An Ode To: Fall Out Boy

Now you may be thinking to yourself, “fall out boy stinks” or “they were so 2005″, but that’s exactly why I love them. They are so 2005, but that was a magical year. Jessica Simpson and Nick Lachey were married, HIMYM had its series premier, Carrie Underwood won American Idol (long live Bo Bice) and Kristin Wiig made her debut on SNL.

Above all, ‘Sugar, We’re Going Down’ hit the airwaves and captured my 5th grade heart. How could you resist the sweet sound of Patrick Stump’s voice or the opportunity to let your air guitar skills flourish with countless guitar riffs.

Not only did ‘Sugar, We’re Going Down’ blast through the headphones of my iPod mini, but it prompted me to purchase the entire From Under The Cork Tree album. To my mother’s despair, $11.99 was charged to her credit card, but this album fueled my happiness for years to come.

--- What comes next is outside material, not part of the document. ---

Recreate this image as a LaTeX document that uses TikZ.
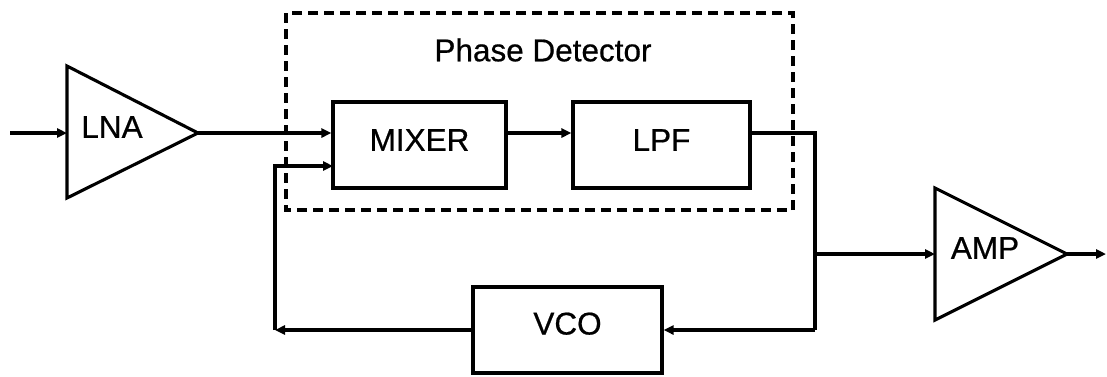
\documentclass[tikz,border=0pt]{standalone}
\usepackage{fontspec}
\setmainfont[FakeBold=0.6]{Liberation Sans}
\usetikzlibrary{arrows.meta}
\begin{document}
\begin{tikzpicture}[x=1pt,y=-1pt,
  line width=3.1pt,
  font=\fontsize{31.5}{36}\selectfont,
  arr/.style={-{Triangle[length=10pt,width=9pt]}},
  blk/.style={draw,minimum width=#1,minimum height=86pt,inner sep=0pt,text depth=10pt},
  amp/.style={draw,line join=miter},
  pdbox/.style={draw,dash pattern=on 10pt off 6pt,line width=3.3pt}
  ]
\useasboundingbox (0,0) rectangle (1107,376);
% dashed phase detector box
\draw[pdbox] (286,13) rectangle (793,210);
\node (pd) at (543,50) {Phase Detector};
% blocks
\node[blk=173pt] (mix) at (419.5,145) {MIXER};
\node[blk=177pt] (lpf) at (661.5,145) {LPF};
\node[blk=189pt,text depth=13pt] (vco) at (567.5,330) {VCO};
% amplifiers
\draw[amp] (67,66) -- (67,198) -- (198,133) -- cycle;
\coordinate (lnain) at (67,133);
\coordinate (lnaout) at (198,133);
\node (lna) at (112,127) {LNA};
\draw[amp] (935,188) -- (935,320) -- (1067,254) -- cycle;
\coordinate (ampin) at (935,254);
\coordinate (ampout) at (1067,254);
\node (ampt) at (985,248) {AMP};
% connectors
\coordinate (in) at (10,133);
\coordinate (out) at (1106,254);
\coordinate (rc) at (815,330);
\coordinate (tap) at (815,254);
\coordinate (lc) at (275,330);
\coordinate (m2) at (333,166);
\draw[arr] (in) -- (lnain);
\draw[arr] (lnaout) -- (mix.west |- lnaout);
\draw[arr] (mix.east |- lnaout) -- (lpf.west |- lnaout);
\draw (lpf.east |- lnaout) -| (rc);
\draw[arr] (rc) -- (vco.east);
\draw[arr] (vco.west) -- (lc);
\draw[arr] (lc) |- (m2);
\draw[arr] (tap) -- (ampin);
\draw[arr] (ampout) -- (out);
\end{tikzpicture}
\end{document}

Flash forward to 2007, Thnks fr th Mmrs brought a smile to my face the way F.O.B’s previous hit did, but this time it had a little more angst. Infinity on High rocked my world. ‘This Ain’t A Scene, It’s An Arms Race’ made for an incredible music video and ‘Hum Hallelujah’ showed the softer side of the band. I was in full seventh grade pop-punk mode and nothing would stop me from continuing on this path.

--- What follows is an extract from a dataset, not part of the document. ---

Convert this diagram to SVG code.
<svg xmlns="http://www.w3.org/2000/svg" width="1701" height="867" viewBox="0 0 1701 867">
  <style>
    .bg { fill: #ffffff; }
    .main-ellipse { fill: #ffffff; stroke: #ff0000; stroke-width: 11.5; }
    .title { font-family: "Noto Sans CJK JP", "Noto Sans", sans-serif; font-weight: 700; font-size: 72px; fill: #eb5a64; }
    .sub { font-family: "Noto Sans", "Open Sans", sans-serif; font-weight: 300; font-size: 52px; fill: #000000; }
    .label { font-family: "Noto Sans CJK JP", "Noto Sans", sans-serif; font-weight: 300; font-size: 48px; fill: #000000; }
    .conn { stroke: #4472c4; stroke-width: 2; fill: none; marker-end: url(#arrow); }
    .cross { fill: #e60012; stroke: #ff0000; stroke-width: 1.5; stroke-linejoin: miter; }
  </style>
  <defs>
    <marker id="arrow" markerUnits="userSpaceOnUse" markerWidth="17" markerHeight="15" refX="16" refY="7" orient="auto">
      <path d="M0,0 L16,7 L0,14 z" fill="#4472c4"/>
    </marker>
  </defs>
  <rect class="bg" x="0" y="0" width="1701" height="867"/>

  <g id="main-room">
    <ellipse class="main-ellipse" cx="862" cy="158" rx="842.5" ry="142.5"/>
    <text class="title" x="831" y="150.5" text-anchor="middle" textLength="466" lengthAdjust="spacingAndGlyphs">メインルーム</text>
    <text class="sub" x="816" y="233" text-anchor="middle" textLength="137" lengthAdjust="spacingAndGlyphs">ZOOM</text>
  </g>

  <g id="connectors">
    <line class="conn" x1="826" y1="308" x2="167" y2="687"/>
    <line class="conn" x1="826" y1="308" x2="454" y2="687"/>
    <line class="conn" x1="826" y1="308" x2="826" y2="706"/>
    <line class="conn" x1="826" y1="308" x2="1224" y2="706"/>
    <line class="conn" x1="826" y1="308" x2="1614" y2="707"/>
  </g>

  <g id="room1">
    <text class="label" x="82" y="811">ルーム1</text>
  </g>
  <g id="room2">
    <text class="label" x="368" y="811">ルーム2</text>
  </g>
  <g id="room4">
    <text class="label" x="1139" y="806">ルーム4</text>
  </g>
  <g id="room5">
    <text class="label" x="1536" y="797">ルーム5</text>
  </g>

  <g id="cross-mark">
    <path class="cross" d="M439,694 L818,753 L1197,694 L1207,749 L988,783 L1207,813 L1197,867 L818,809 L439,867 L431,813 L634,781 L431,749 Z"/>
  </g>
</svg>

And nothing did stop me from seeing F.O.B Live in the summer of 2015. ‘Dance, Dance’, ‘Uma Thurman’, ‘Centuries’, ‘Sugar, We’re Going Down’, and even ‘I Don’t Care’ made me scream like a Justin Bieber fan. While critics may say that the most recent addition to the Fall Out Boy repertoire was a lame excuse for a come-back, I disagree. American Beauty/American Psycho was perfect. While it didn’t make me want to dance like Uma Thurman, it did make me want to dig up my iPod mini and download any album I didn’t already have. I still get excited when Fall Out Boy comes on the radio, or I see it on one of my friend’s playlist. If you know me well you know that ‘Sugar, We’re Going Down’ is my favorite air guitar song, that ‘Thnks fr th Mmrs’ will forever be my favorite farewell, and that Patrick Stump’s solo career will never be forgotten.

So thank you Fall Out Boy, for making me flex my vocal chords, tap into my inner punk super star, and for sticking around even 11 years after your chart topping hit. But most of all thanks for teaching me that “the best of us can find happiness in misery”.